DNC’S SEPTEMBER FUNDRAISING RAISES EYEBROWS…. As a rule, the major parties’ monthly fundraising totals are only interesting if they’re surprisingly bad or surprisingly good. For the Democratic National Committee, today’s filing belongs in the latter category.
Even as Democrats face a difficult October, there are signs that President Obama’s 2008 supporters are beginning to wake up.
The Democratic National Committee will report today that September was the committee’s best fundraising month of the election cycle, besting its previous high, in March, by a significant amount.
Brad Woodhouse, a spokesman for the DNC, said the organization plans to report raising more than $16 million last month; in March, the committee raised about $13.3 million.
Even better for the Democrats, most of that money came from the kind of contributors who fueled the Obama for President campaign in 2008: low-dollar donors who gave online or sent small checks in the mail.
The RNC has not yet indicated what its September haul was, so we have nothing to compare the DNC’s $16 million month to, but Michael Steele’s operation has struggled on this front last year, and the party waited until late on a Friday afternoon to publish its August totals. If the RNC’s September numbers are far short of the DNC’s filing, I suspect we’ll see another effort to downplay the Republican tally.
That said, just how good was the DNC’s month? Chris Cillizza described it as “startlingly strong,” and “the best month of cash collection for the committee in a midterm election since the passage of the McCain-Feingold campaign finance law early last decade.”
In terms of the larger narrative, a report like this suggests the listless Democratic rank and file are getting back in the game — more than 80% of September’s total came from smaller online and direct-mail contributions. Indeed, major progressive donors who were prepared to sit out the cycle may very well see these reports, see a hint of momentum, and feel more inclined to pick up their checkbook.
Just as importantly, there’s an obvious practical benefit from having these millions on hand, ready to be invested in the midterms — all of the money will immediately go to key states and districts for advertising, GOTV efforts, and field operations.
The next question, though, is whether the Dems’ resources will be enough.
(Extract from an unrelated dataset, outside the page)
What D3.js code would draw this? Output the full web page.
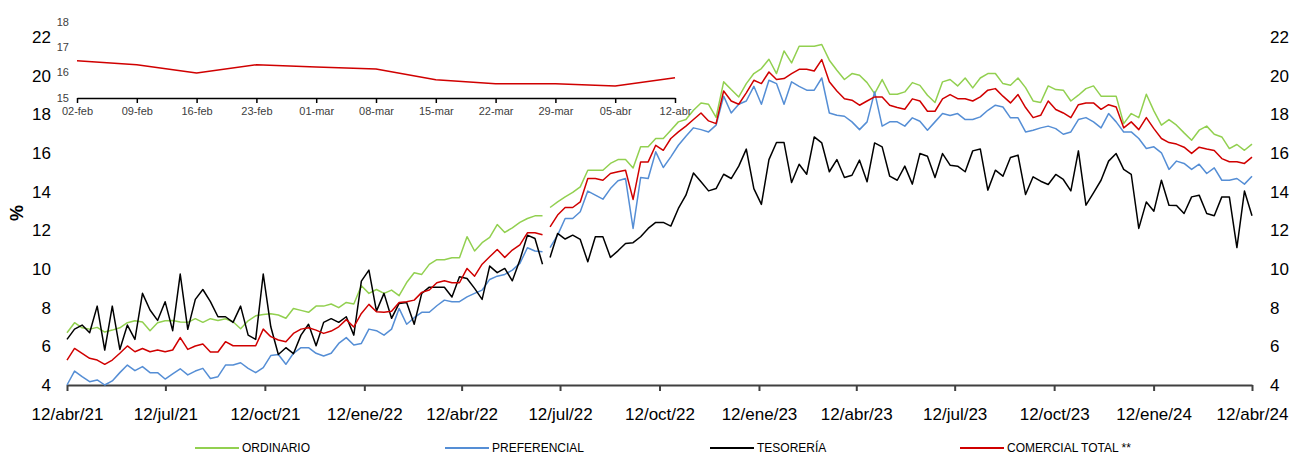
<!DOCTYPE html>
<html>

<head>
  <meta charset="utf-8">
  <title>Tasas</title>
  <style>
    body {
      margin: 0;
      background-color: #fff;
      font-family: 'Liberation Sans', Arial, sans-serif;
    }

    .axis text {
      font-size: 17px;
      fill: #000;
    }

    .inset text {
      font-size: 11px;
      fill: #404040;
    }

    .legend text {
      font-size: 12px;
      fill: #000;
    }

    .serie {
      fill: none;
      stroke-width: 1.5px;
      stroke-linejoin: round;
    }
  </style>
</head>

<body>
  <div id="chart"></div>
  <script src="https://d3js.org/d3.v7.min.js"></script>

  <script>
    // weekly values, 12/abr/21 .. 12/abr/24
    var ordinario = [6.70, 7.22, 6.96, 6.89, 6.98, 6.74, 6.84, 6.96, 7.22, 7.32, 7.26, 6.81, 7.22, 7.32, 7.34, 7.26, 7.24, 7.43, 7.24, 7.43, 7.34, 7.43, 7.27, 6.91, 7.32, 7.58, 7.65,
      7.69, 7.62, 7.45, 7.96, 7.86, 7.76, 8.08, 8.08, 8.19, 8.00, 8.27, 8.19, 9.13, 8.74, 8.94, 8.74, 8.91, 8.62, 9.30, 9.81, 9.72, 10.24, 10.48, 10.48, 10.58, 10.58,
      11.67, 10.93, 11.36, 11.63, 12.30, 11.89, 12.13, 12.41, 12.61, 12.75, 12.75, 13.18, 13.47, 13.73, 13.96, 14.25, 15.11, 15.11, 15.11, 15.46, 15.66, 15.66, 15.23, 16.32, 16.32, 16.75, 16.75,
      17.18, 17.61, 17.73, 18.21, 18.59, 18.52, 17.84, 19.68, 19.28, 18.90, 19.59, 20.11, 20.37, 20.85, 20.11, 21.28, 20.66, 21.52, 21.52, 21.52, 21.61, 20.80, 20.28, 19.80, 20.11, 20.02,
      19.64, 19.07, 19.80, 19.04, 19.04, 19.16, 19.64, 19.50, 18.99, 18.61, 19.68, 19.80, 19.47, 19.88, 19.37, 19.88, 20.11, 20.11, 19.59, 19.50, 19.88, 19.38, 18.69, 18.61, 19.47, 19.28,
      19.25, 18.69, 18.99, 19.33, 19.47, 18.94, 18.94, 18.94, 17.52, 18.04, 17.83, 19.04, 18.18, 17.44, 17.73, 17.44, 17.04, 16.66, 17.18, 17.39, 16.97, 16.83, 16.23, 16.44, 16.14, 16.46
    ];

    var preferencial = [4.00, 4.72, 4.43, 4.17, 4.26, 4.00, 4.21, 4.64, 5.03, 4.74, 4.95, 4.64, 4.64, 4.31, 4.57, 4.84, 4.52, 4.72, 4.86, 4.34, 4.43, 5.03, 5.03, 5.15, 4.86, 4.64, 4.90,
      5.52, 5.58, 5.07, 5.64, 5.93, 5.93, 5.64, 5.50, 5.64, 6.15, 6.45, 6.07, 6.15, 6.89, 6.81, 6.58, 6.89, 7.96, 7.14, 7.48, 7.76, 7.76, 8.10, 8.39, 8.31, 8.31,
      8.56, 8.74, 8.91, 9.46, 9.63, 9.72, 9.94, 10.29, 11.10, 10.93, 10.89, 11.10, 11.75, 12.61, 12.61, 12.96, 14.03, 13.82, 13.61, 14.16, 14.56, 14.68, 12.10, 14.73, 14.68, 16.06, 15.25,
      15.80, 16.40, 16.87, 17.30, 17.21, 17.09, 17.44, 18.94, 18.07, 18.52, 18.69, 19.45, 18.52, 19.76, 19.59, 18.52, 19.68, 19.45, 19.25, 19.25, 19.88, 18.07, 17.95, 17.90, 17.61, 17.21,
      17.61, 19.16, 17.39, 17.61, 17.61, 17.39, 17.82, 17.64, 17.18, 17.61, 18.04, 17.94, 18.04, 17.73, 17.73, 17.87, 18.21, 18.47, 18.38, 17.82, 17.82, 17.09, 17.18, 17.30, 17.39, 17.26,
      16.97, 17.09, 17.73, 17.83, 17.61, 17.30, 18.04, 17.61, 17.09, 17.09, 16.75, 16.23, 16.32, 16.01, 15.15, 15.58, 15.46, 15.15, 15.42, 14.94, 15.23, 14.59, 14.59, 14.68, 14.39, 14.80
    ];

    var tesoreria = [6.36, 6.89, 7.10, 6.70, 8.08, 5.81, 8.08, 5.84, 7.10, 6.36, 8.74, 7.88, 7.34, 8.31, 6.81, 9.74, 6.88, 8.43, 8.94, 8.31, 7.53, 7.53, 7.24, 8.08, 6.58, 6.36, 9.74,
      7.01, 5.58, 5.93, 5.62, 6.58, 7.14, 6.03, 7.24, 7.43, 7.24, 7.53, 6.58, 9.37, 9.94, 7.82, 8.74, 7.45, 8.22, 8.27, 7.14, 8.74, 9.06, 9.06, 9.06, 8.55, 9.60,
      9.51, 9.00, 8.43, 10.15, 9.81, 10.03, 9.39, 10.46, 11.75, 11.58, 10.25, 10.60, 11.84, 11.55, 11.75, 11.53, 10.37, 11.67, 11.67, 10.60, 10.94, 11.32, 11.36, 11.67, 12.10, 12.41, 12.41,
      12.22, 13.13, 13.82, 14.97, 14.51, 14.04, 14.16, 14.90, 14.68, 15.32, 16.20, 14.16, 13.34, 15.66, 16.54, 16.54, 14.47, 15.42, 14.90, 16.83, 16.52, 15.03, 15.66, 14.73, 14.85, 15.63,
      14.51, 16.52, 16.32, 14.80, 14.59, 15.32, 14.39, 15.97, 15.83, 14.73, 15.97, 15.37, 15.32, 15.03, 16.11, 16.21, 14.08, 15.11, 14.80, 15.77, 15.89, 13.85, 14.77, 14.54, 14.37, 14.89,
      14.63, 14.04, 16.11, 13.30, 13.94, 14.59, 15.58, 15.97, 15.15, 14.90, 12.10, 13.47, 12.99, 14.59, 13.30, 13.29, 12.87, 13.73, 13.82, 12.87, 12.75, 13.73, 13.73, 11.11, 14.03, 12.75
    ];

    var comercial = [5.29, 5.89, 5.64, 5.38, 5.29, 5.07, 5.29, 5.64, 6.02, 5.72, 5.89, 5.72, 5.81, 5.72, 5.81, 6.45, 5.84, 6.02, 6.12, 5.71, 5.71, 6.24, 6.03, 6.03, 6.03, 6.03, 6.89,
      6.50, 6.33, 6.24, 6.67, 6.89, 6.96, 6.84, 6.67, 6.79, 7.01, 7.38, 7.00, 7.70, 8.17, 7.79, 7.76, 7.82, 8.27, 8.31, 8.39, 8.79, 8.91, 9.29, 9.39, 9.29, 9.29,
      10.03, 9.63, 10.25, 10.63, 11.01, 10.60, 10.98, 11.25, 11.87, 11.87, 11.77, 12.18, 12.79, 13.18, 13.18, 13.47, 14.68, 14.68, 14.59, 14.94, 15.03, 15.11, 13.60, 15.54, 15.54, 16.40, 16.14,
      16.75, 17.09, 17.39, 17.73, 18.07, 17.66, 17.52, 19.21, 18.69, 18.52, 19.11, 19.76, 19.59, 20.19, 19.80, 19.85, 20.11, 20.33, 20.33, 20.24, 20.83, 19.68, 19.21, 18.81, 18.73, 18.47,
      18.69, 18.90, 18.90, 18.47, 18.35, 18.26, 18.80, 18.69, 18.16, 18.16, 18.80, 19.02, 18.81, 18.81, 18.69, 18.90, 19.25, 19.33, 18.94, 18.59, 19.02, 18.35, 17.83, 17.95, 18.69, 18.25,
      18.07, 17.83, 18.50, 18.59, 18.59, 18.26, 18.50, 18.38, 17.30, 17.61, 17.21, 17.83, 17.26, 16.75, 16.54, 16.46, 16.30, 15.98, 16.30, 16.21, 16.13, 15.71, 15.55, 15.55, 15.46, 15.79
    ];

    // the lines are interrupted between these two weeks
    var breakAt = 64;

    var seriesNames = ['ORDINARIO', 'PREFERENCIAL', 'TESORERÍA', 'COMERCIAL TOTAL **'];
    var seriesColors = ['#92d050', '#558ed5', '#000000', '#d00000'];

    var xTickLabels = ['12/abr/21', '12/jul/21', '12/oct/21', '12/ene/22', '12/abr/22', '12/jul/22', '12/oct/22',
      '12/ene/23', '12/abr/23', '12/jul/23', '12/oct/23', '12/ene/24', '12/abr/24'];
    var yTicks = [4, 6, 8, 10, 12, 14, 16, 18, 20, 22];

    // inset: COMERCIAL TOTAL, last weeks
    var insetLabels = ['02-feb', '09-feb', '16-feb', '23-feb', '01-mar', '08-mar', '15-mar', '22-mar', '29-mar', '05-abr', '12-abr'];
    var insetValues = [16.46, 16.30, 15.98, 16.30, 16.21, 16.13, 15.71, 15.55, 15.55, 15.46, 15.79];
    var insetTicks = [15, 16, 17, 18];

    var W = 1292,
      H = 456;

    var plot = {
      left: 67,
      right: 1252,
      top: 37,
      bottom: 385
    };

    var svg = d3.select('#chart').append('svg')
      .attr('width', W)
      .attr('height', H);

    var start = new Date(2021, 3, 12),
      end = new Date(2024, 3, 12);

    var tickDates = xTickLabels.map(function(d, i) {
      return d3.timeMonth.offset(start, 3 * i);
    });

    var xTime = d3.scaleTime()
      .domain([start, end])
      .range([plot.left, plot.right]);

    var xIdx = d3.scaleLinear()
      .domain([0, ordinario.length - 1])
      .range([plot.left, plot.right]);

    var y = d3.scaleLinear()
      .domain([4, 22])
      .range([plot.bottom, plot.top]);

    // ****************** axes ***************************

    var xAxis = svg.append('g')
      .attr('class', 'axis')
      .attr('transform', 'translate(0,' + plot.bottom + ')')
      .call(d3.axisBottom(xTime)
        .tickValues(tickDates)
        .tickFormat(function(d, i) {
          return xTickLabels[i];
        })
        .tickSize(6)
        .tickSizeOuter(0)
        .tickPadding(17));
    xAxis.select('.domain').attr('stroke', '#404040').attr('stroke-width', 2);
    xAxis.selectAll('.tick line').attr('stroke', '#404040').attr('stroke-width', 2);

    var yLeft = svg.append('g')
      .attr('class', 'axis')
      .attr('transform', 'translate(' + 51 + ',0)')
      .call(d3.axisLeft(y).tickValues(yTicks).tickSize(0).tickPadding(0));
    yLeft.select('.domain').remove();

    var yRight = svg.append('g')
      .attr('class', 'axis')
      .attr('transform', 'translate(' + 1270 + ',0)')
      .call(d3.axisRight(y).tickValues(yTicks).tickSize(0).tickPadding(0));
    yRight.select('.domain').remove();

    svg.selectAll('.axis text').attr('font-family', null).style('font-size', '17px');

    svg.append('text')
      .attr('transform', 'translate(23,213) rotate(-90)')
      .attr('text-anchor', 'middle')
      .style('font-size', '18px')
      .style('font-weight', 'bold')
      .text('%');

    // ****************** series ***************************

    var line = d3.line()
      .x(function(d) {
        return xIdx(d.i);
      })
      .y(function(d) {
        return y(d.v);
      });

    [ordinario, preferencial, tesoreria, comercial].forEach(function(vals, k) {
      var pts = vals.map(function(v, i) {
        return {
          i: i,
          v: v
        };
      });
      [pts.slice(0, breakAt), pts.slice(breakAt)].forEach(function(seg) {
        svg.append('path')
          .attr('class', 'serie')
          .attr('stroke', seriesColors[k])
          .attr('d', line(seg));
      });
    });

    // ****************** inset ***************************

    var ix = d3.scalePoint()
      .domain(insetLabels)
      .range([77, 675]);

    var iy = d3.scaleLinear()
      .domain([15, 18])
      .range([97.7, 21.8]);

    var inset = svg.append('g').attr('class', 'inset');

    var ixAxis = inset.append('g')
      .attr('transform', 'translate(0,98)')
      .call(d3.axisBottom(ix).tickSize(5).tickSizeOuter(0).tickPadding(4));
    ixAxis.select('.domain').attr('stroke', '#000').attr('stroke-width', 1.5);
    ixAxis.selectAll('.tick line').attr('stroke', '#000').attr('stroke-width', 1.5);

    var iyAxis = inset.append('g')
      .attr('transform', 'translate(69,0)')
      .call(d3.axisLeft(iy).tickValues(insetTicks).tickFormat(d3.format('d')).tickSize(0).tickPadding(0));
    iyAxis.select('.domain').remove();

    inset.selectAll('text').attr('font-family', null).style('font-size', '11px').style('fill', '#404040');

    inset.append('path')
      .attr('class', 'serie')
      .attr('stroke', seriesColors[3])
      .attr('d', d3.line()
        .x(function(d, i) {
          return ix(insetLabels[i]);
        })
        .y(function(d) {
          return iy(d);
        })(insetValues));

    // ****************** legend ***************************

    var legendX = [195, 445, 710, 960];

    var lg = svg.append('g').attr('class', 'legend')
      .selectAll('g')
      .data(seriesNames)
      .enter().append('g')
      .attr('transform', function(d, i) {
        return 'translate(' + legendX[i] + ',448)';
      });

    lg.append('line')
      .attr('x1', 0)
      .attr('x2', 44)
      .attr('stroke', function(d, i) {
        return seriesColors[i];
      })
      .attr('stroke-width', 2);

    lg.append('text')
      .attr('x', 47)
      .attr('dy', '0.36em')
      .text(function(d) {
        return d;
      });
  </script>
</body>

</html>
Not only is the larger landscape still quite ugly for the majority, DNC funds may also be swamped by outside money.
Interest groups are spending five times as much on the 2010 congressional elections as they did on the last midterms, and they are more secretive than ever about where that money is coming from. […]
The bulk of the money is being spent by conservatives, who have swamped their Democratic-aligned competition by 7 to 1 in recent weeks.